The required output is the exact run of lines from the line containing "The picture is" to the line containing "const pieCx = 806, pieCy", inclusive, and nothing besides.

====

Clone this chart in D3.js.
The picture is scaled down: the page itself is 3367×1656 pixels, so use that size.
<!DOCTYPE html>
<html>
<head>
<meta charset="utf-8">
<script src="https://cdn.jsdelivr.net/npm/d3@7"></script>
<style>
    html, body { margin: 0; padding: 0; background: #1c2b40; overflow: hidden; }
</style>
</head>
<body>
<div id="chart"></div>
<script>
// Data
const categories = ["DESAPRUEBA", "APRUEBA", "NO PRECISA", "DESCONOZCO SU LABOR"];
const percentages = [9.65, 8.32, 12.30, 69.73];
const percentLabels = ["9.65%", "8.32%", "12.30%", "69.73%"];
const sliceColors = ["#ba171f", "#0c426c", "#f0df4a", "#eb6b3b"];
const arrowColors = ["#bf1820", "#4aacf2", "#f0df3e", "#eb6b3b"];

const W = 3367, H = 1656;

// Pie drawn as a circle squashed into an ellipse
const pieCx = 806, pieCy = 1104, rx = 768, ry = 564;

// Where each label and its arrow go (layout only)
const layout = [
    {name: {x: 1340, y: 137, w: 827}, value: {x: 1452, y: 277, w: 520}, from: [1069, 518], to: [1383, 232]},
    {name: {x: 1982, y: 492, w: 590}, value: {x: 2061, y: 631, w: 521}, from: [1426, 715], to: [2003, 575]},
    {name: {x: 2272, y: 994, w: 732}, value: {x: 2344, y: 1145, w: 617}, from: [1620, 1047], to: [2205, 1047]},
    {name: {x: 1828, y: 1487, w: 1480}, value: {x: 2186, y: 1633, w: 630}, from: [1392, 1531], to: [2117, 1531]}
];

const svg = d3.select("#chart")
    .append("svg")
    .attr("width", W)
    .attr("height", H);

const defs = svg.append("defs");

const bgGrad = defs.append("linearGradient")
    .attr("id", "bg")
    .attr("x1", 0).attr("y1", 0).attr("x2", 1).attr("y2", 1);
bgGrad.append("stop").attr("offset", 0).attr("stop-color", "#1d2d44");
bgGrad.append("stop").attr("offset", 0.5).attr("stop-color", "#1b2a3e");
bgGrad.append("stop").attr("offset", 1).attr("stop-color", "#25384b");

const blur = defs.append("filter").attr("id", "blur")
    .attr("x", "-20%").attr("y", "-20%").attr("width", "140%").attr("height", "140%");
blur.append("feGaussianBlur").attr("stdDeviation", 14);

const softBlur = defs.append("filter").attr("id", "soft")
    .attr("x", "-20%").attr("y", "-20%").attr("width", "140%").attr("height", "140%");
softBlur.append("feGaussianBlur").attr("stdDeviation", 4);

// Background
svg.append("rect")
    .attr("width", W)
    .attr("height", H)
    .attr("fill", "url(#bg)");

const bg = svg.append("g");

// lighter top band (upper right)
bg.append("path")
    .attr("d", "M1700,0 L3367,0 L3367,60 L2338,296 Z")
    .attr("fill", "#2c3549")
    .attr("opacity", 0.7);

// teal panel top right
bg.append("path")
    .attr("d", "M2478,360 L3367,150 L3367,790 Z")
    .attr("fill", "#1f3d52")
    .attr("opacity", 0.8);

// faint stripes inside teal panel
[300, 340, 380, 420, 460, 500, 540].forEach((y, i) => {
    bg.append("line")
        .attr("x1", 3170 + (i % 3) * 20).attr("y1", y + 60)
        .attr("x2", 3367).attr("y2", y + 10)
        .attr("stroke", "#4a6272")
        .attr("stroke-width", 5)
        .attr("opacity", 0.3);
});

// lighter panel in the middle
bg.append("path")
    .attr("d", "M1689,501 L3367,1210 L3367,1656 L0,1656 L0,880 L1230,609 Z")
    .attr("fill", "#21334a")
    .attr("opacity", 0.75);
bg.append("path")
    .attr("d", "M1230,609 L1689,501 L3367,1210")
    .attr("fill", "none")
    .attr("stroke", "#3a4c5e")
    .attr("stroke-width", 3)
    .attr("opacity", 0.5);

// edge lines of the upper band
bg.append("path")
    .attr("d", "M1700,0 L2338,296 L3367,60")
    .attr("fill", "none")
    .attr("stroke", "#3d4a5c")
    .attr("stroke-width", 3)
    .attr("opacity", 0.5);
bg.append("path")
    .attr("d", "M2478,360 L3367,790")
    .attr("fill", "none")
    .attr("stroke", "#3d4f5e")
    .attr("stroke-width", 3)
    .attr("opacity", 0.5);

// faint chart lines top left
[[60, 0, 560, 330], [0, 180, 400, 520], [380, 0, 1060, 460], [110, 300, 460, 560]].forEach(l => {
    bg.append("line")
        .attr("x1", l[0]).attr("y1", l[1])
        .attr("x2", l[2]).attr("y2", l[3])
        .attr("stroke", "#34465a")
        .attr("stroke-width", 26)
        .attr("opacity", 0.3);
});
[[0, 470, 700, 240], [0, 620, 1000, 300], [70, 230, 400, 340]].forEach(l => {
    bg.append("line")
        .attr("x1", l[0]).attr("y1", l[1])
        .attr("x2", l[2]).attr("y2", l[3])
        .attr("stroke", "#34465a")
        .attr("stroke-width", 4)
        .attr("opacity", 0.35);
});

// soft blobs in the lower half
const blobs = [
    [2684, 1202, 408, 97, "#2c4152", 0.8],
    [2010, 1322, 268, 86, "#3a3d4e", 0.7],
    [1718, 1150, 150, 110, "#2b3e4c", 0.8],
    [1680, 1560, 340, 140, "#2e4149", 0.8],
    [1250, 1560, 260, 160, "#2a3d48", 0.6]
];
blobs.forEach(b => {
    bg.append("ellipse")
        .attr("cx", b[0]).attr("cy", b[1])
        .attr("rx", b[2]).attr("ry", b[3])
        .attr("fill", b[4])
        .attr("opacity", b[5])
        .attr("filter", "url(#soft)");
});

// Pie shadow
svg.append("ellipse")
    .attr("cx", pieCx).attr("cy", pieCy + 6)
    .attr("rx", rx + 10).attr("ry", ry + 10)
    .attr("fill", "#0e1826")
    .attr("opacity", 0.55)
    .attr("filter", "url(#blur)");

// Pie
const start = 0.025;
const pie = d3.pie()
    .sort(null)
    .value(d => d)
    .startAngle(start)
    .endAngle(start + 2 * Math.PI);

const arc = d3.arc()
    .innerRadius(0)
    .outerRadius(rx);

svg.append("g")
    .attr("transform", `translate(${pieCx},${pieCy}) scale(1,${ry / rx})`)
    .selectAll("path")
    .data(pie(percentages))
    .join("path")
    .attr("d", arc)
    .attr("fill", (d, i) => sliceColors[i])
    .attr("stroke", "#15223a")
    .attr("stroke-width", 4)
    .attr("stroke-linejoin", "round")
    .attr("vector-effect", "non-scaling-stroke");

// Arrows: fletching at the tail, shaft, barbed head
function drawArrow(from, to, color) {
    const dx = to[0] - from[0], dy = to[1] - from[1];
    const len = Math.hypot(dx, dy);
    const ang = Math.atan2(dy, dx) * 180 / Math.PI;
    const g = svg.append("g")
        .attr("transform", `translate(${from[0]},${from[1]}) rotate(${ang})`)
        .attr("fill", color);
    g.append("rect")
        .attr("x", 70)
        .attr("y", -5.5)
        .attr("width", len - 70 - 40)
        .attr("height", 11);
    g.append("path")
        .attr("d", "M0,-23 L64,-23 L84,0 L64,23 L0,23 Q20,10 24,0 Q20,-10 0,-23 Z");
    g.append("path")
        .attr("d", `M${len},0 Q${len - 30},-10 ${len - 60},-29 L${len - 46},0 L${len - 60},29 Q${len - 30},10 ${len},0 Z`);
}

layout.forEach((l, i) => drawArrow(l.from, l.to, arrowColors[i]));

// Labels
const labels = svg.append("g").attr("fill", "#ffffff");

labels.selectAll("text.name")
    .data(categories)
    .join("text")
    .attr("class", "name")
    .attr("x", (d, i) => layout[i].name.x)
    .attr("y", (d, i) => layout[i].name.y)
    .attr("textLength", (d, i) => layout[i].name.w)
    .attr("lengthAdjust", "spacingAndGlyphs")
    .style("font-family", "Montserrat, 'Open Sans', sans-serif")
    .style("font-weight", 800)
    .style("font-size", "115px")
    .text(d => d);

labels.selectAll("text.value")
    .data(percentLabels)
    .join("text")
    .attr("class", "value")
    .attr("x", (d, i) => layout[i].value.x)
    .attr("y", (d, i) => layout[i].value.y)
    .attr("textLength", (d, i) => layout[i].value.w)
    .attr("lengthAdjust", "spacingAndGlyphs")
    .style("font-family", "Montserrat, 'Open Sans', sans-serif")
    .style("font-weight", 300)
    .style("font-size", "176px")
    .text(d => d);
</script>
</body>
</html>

====

Task solution ->
The picture is scaled down: the page itself is 3367×1656 pixels, so use that size.
<!DOCTYPE html>
<html>
<head>
<meta charset="utf-8">
<script src="https://cdn.jsdelivr.net/npm/d3@7"></script>
<style>
    html, body { margin: 0; padding: 0; background: #1c2b40; overflow: hidden; }
</style>
</head>
<body>
<div id="chart"></div>
<script>
// Data
const categories = ["DESAPRUEBA", "APRUEBA", "NO PRECISA", "DESCONOZCO SU LABOR"];
const percentages = [9.65, 8.32, 12.30, 69.73];
const percentLabels = ["9.65%", "8.32%", "12.30%", "69.73%"];
const sliceColors = ["#ba171f", "#0c426c", "#f0df4a", "#eb6b3b"];
const arrowColors = ["#bf1820", "#4aacf2", "#f0df3e", "#eb6b3b"];

const W = 3367, H = 1656;

// Pie drawn as a circle squashed into an ellipse
const pieCx = 806, pieCy = 1104, rx = 768, ry = 564;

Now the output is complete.